Exercise aim: Skip the pictures and extract all of the lines exactly as written.

------ Records shown

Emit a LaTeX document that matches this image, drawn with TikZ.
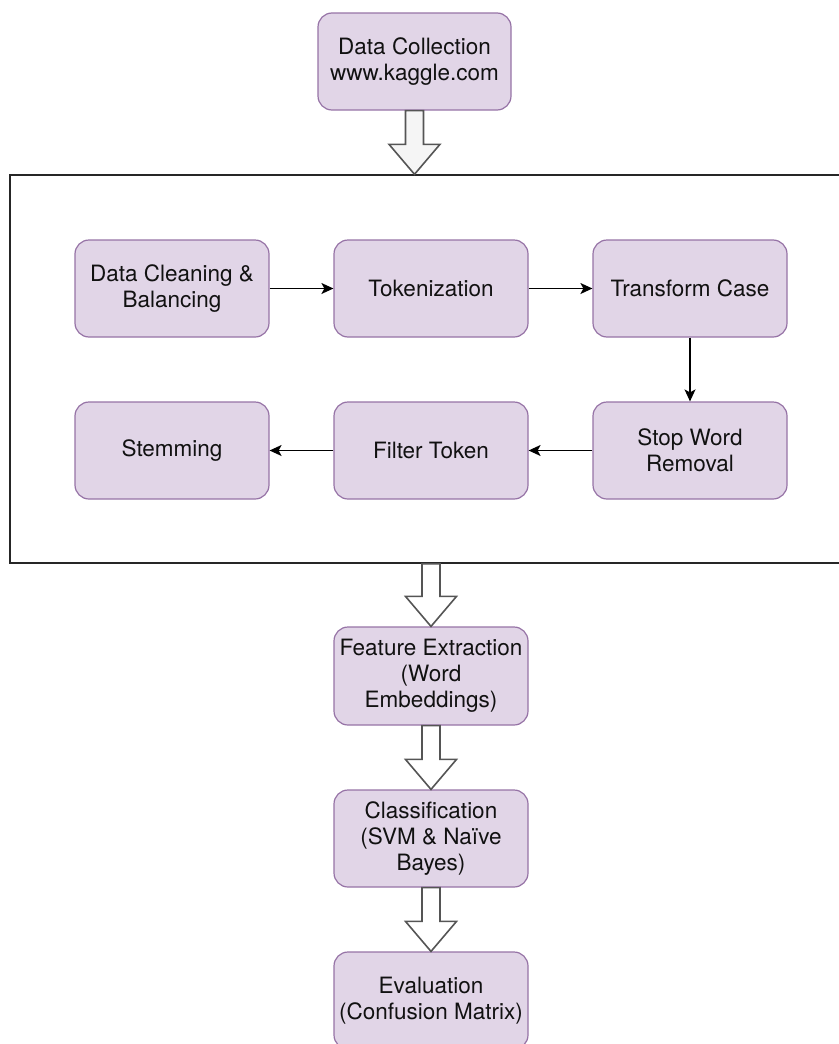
\documentclass[tikz,border=0pt]{standalone}
\usepackage{fontspec}
\setmainfont{TeX Gyre Heros}
\usetikzlibrary{arrows.meta,calc}
\definecolor{boxfill}{HTML}{E1D5E7}
\definecolor{boxline}{HTML}{9673A6}
\definecolor{txt}{HTML}{111111}
\definecolor{hollowline}{HTML}{555555}
\definecolor{lightgrayfill}{HTML}{F5F5F5}
\tikzset{
  procbox/.style={draw=boxline, fill=boxfill, line width=1.2pt, rounded corners=14pt,
    minimum width=194pt, minimum height=97pt, inner sep=0pt, align=center,
    text=txt, font=\fontsize{22.5}{26}\selectfont},
  flow/.style={draw=black, line width=1.3pt, -{Stealth[length=12pt,width=11pt,inset=3pt]}},
  hollow/.style={draw=hollowline, line width=1.6pt, fill=white, line join=miter},
  container/.style={draw=black!85, line width=1.4pt, minimum width=830pt, minimum height=388pt, inner sep=0pt}
}
\newcommand{\hollowarrow}[3][white]{%
  \path[hollow, fill=#1] let \p1=(#2), \p2=(#3) in
    (\x1-9pt,\y1) -- (\x1+9pt,\y1) -- (\x1+9pt,\y2+30pt) -- (\x1+25.5pt,\y2+30pt)
    -- (\x1,\y2) -- (\x1-25.5pt,\y2+30pt) -- (\x1-9pt,\y2+30pt) -- cycle;}
\begin{document}
\begin{tikzpicture}[x=1pt,y=-1pt]
\useasboundingbox (0,0) rectangle (838,1044);
\node[container] (frame) at (425,369) {};
\node[procbox, minimum width=193pt] (dc) at (414.5,61.5) {Data Collection\\www.kaggle.com};
\node[procbox] (clean) at (172,288.5) {Data Cleaning \&\\Balancing};
\node[procbox] (tok) at (431,288.5) {Tokenization};
\node[procbox] (tc) at (690,288.5) {Transform Case};
\node[procbox] (stop) at (690,450.5) {Stop Word\\Removal};
\node[procbox] (filt) at (431,450.5) {Filter Token};
\node[procbox] (stem) at (172,450.5) {Stemming};
\node[procbox, minimum height=98pt] (fe) at (431,676) {Feature Extraction\\(Word\\Embeddings)};
\node[procbox] (cls) at (431,838.5) {Classification\\(SVM \& Naïve\\Bayes)};
\node[procbox] (ev) at (431,1000.5) {Evaluation\\(Confusion Matrix)};
\coordinate (ftop) at (frame.north -| dc.south);
\coordinate (fbot) at (frame.south -| fe.north);
\hollowarrow[lightgrayfill]{dc.south}{ftop}
\hollowarrow{fbot}{fe.north}
\hollowarrow{fe.south}{cls.north}
\hollowarrow{cls.south}{ev.north}
\draw[flow] (clean) -- (tok);
\draw[flow] (tok) -- (tc);
\draw[flow] (tc) -- (stop);
\draw[flow] (stop) -- (filt);
\draw[flow] (filt) -- (stem);
\end{tikzpicture}
\end{document}
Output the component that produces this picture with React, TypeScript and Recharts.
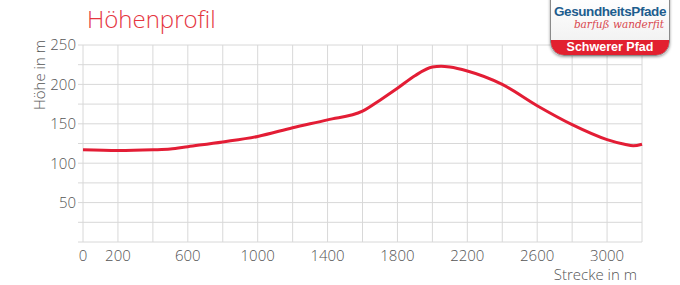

------------

Solution for this task:
Emit a LaTeX document that matches this image, drawn with TikZ.
\documentclass[tikz,border=0pt]{standalone}
\usepackage{fontspec}
\setmainfont{TeX Gyre Heros}
\usetikzlibrary{arrows.meta,calc}
\definecolor{boxfill}{HTML}{E1D5E7}
\definecolor{boxline}{HTML}{9673A6}
\definecolor{txt}{HTML}{111111}
\definecolor{hollowline}{HTML}{555555}
\definecolor{lightgrayfill}{HTML}{F5F5F5}
\tikzset{
  procbox/.style={draw=boxline, fill=boxfill, line width=1.2pt, rounded corners=14pt,
    minimum width=194pt, minimum height=97pt, inner sep=0pt, align=center,
    text=txt, font=\fontsize{22.5}{26}\selectfont},
  flow/.style={draw=black, line width=1.3pt, -{Stealth[length=12pt,width=11pt,inset=3pt]}},
  hollow/.style={draw=hollowline, line width=1.6pt, fill=white, line join=miter},
  container/.style={draw=black!85, line width=1.4pt, minimum width=830pt, minimum height=388pt, inner sep=0pt}
}
\newcommand{\hollowarrow}[3][white]{%
  \path[hollow, fill=#1] let \p1=(#2), \p2=(#3) in
    (\x1-9pt,\y1) -- (\x1+9pt,\y1) -- (\x1+9pt,\y2+30pt) -- (\x1+25.5pt,\y2+30pt)
    -- (\x1,\y2) -- (\x1-25.5pt,\y2+30pt) -- (\x1-9pt,\y2+30pt) -- cycle;}
\begin{document}
\begin{tikzpicture}[x=1pt,y=-1pt]
\useasboundingbox (0,0) rectangle (838,1044);
\node[container] (frame) at (425,369) {};
\node[procbox, minimum width=193pt] (dc) at (414.5,61.5) {Data Collection\\www.kaggle.com};
\node[procbox] (clean) at (172,288.5) {Data Cleaning \&\\Balancing};
\node[procbox] (tok) at (431,288.5) {Tokenization};
\node[procbox] (tc) at (690,288.5) {Transform Case};
\node[procbox] (stop) at (690,450.5) {Stop Word\\Removal};
\node[procbox] (filt) at (431,450.5) {Filter Token};
\node[procbox] (stem) at (172,450.5) {Stemming};
\node[procbox, minimum height=98pt] (fe) at (431,676) {Feature Extraction\\(Word\\Embeddings)};
\node[procbox] (cls) at (431,838.5) {Classification\\(SVM \& Naïve\\Bayes)};
\node[procbox] (ev) at (431,1000.5) {Evaluation\\(Confusion Matrix)};
\coordinate (ftop) at (frame.north -| dc.south);
\coordinate (fbot) at (frame.south -| fe.north);
\hollowarrow[lightgrayfill]{dc.south}{ftop}
\hollowarrow{fbot}{fe.north}
\hollowarrow{fe.south}{cls.north}
\hollowarrow{cls.south}{ev.north}
\draw[flow] (clean) -- (tok);
\draw[flow] (tok) -- (tc);
\draw[flow] (tc) -- (stop);
\draw[flow] (stop) -- (filt);
\draw[flow] (filt) -- (stem);
\end{tikzpicture}
\end{document}
Output the component that produces this picture with React, TypeScript and Recharts.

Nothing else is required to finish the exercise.